With Taken director Pierre Morel at the helm and an accomplished actor who is hoping for his action breakthrough (Sean Penn), one can’t fault The Gunman for selling itself as another iteration of the aforementioned Liam Neeson-led franchise in order to incur more ticket sales. And while it has the against-all-odds action sequences, the plight to return a kidnapped loved one to safety, haunted pasts, double crosses and a wealth of international locales, this actioner differs in an attempt to add a layer of real-life conflict. This grounded aspect — perhaps attributed to the humanitarian-minded Penn taking part in the writing and producing — often feels muddled alongside the cliched trappings of the action genre, but ultimately makes for a slightly better-than-average revenge thriller.
Opening in 2006 in the Congo, Jim Terrier (Penn) has been hired by the government there to protect humanitarian workers. We also find him doing some undercover work as a mercenary assassin. Having fallen in love with local doctor Annie (Jasmine Trinca) and forming a bond with Felix (Javier Bardem), when a dangerous mission is put in Jim’s hands, it causes him to flee everyone he knows and go into hiding. Returning eight years later to the Congo — alone, this time — he hopes the past is behind him as he assists an NGO in providing water and resources to an undeveloped area. His hopes are soon unfulfilled as a trio of hired guns come to not only kill him, but take a portion of his blood for proof of death to a mysterious client.

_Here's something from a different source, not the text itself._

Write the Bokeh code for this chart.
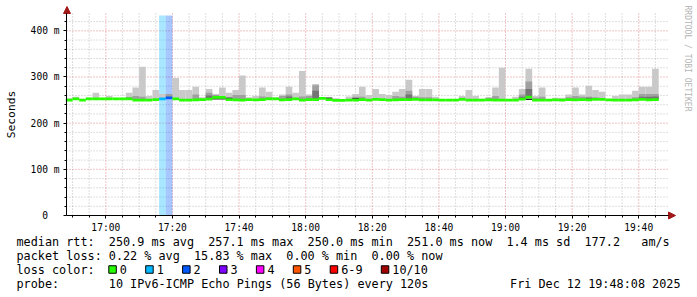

Evading their attack, as Penn’s ripped and lethal character will do more than a few times in the film, he sets out on a Europe-trotting journey to Barcelona, London, and Gibraltar in order to track down the person that wants him dead for his mission eight years prior (with seemingly only a few options, considering its initial secrecy). In Barcelona, he finds Annie and Felix are now married, leading to the film’s funniest subplot: an awkward love triangle that features interrupted dinners, long-awaited sex, and horse-riding innuendos. Despite the brevity these scenes may contain — all thanks to a peculiar performance from Bardem, who seems to be taking at least a sliver from his over-the-top character in The Counselor — Morel attempts to capture things in a fairly serious tone.
Shoot-outs in a lavish house and Jim cleverly attempting to take down assailants in his getaway house don’t reach John Wick-levels of meticulous execution, but provide the thrills one expects. Morel even has a few welcome touches to add more weight than his normal non-stop barrage approach: a shot following an unexpected punch, featuring a woman falling to her likely demise, is an impactful respite from the action. These sequences don’t quite gel with the blatant clunky exposition delivered by talking heads, which itself feels odd next to the downright silliness of Jim riding a merry-go-round or the flagrant metaphors found at a bullfight.
Despite wasted support from seasoned talents Idris Elba, Ray Winstone, and the formidable Mark Rylance, the film gets by on an outlandish Bardem and Penn, whose brawny presence convinces in his action debut. Potentially interesting elements, such as Jim’s deteriorating health causing him to lose functions in the most inopportune of times, come off as a cheap gimmick rather than anything genuinely affecting. While Penn and company clearly have global activism on their minds during the introduction and conclusion, there’s also little to be had in the way of conveying these issues intelligently. A muscular, passable piece of slick entertainment on the action front, The Gunman‘s ambitions are welcome, but could have used another polish.
The Gunman hits theaters on Friday, March 20th.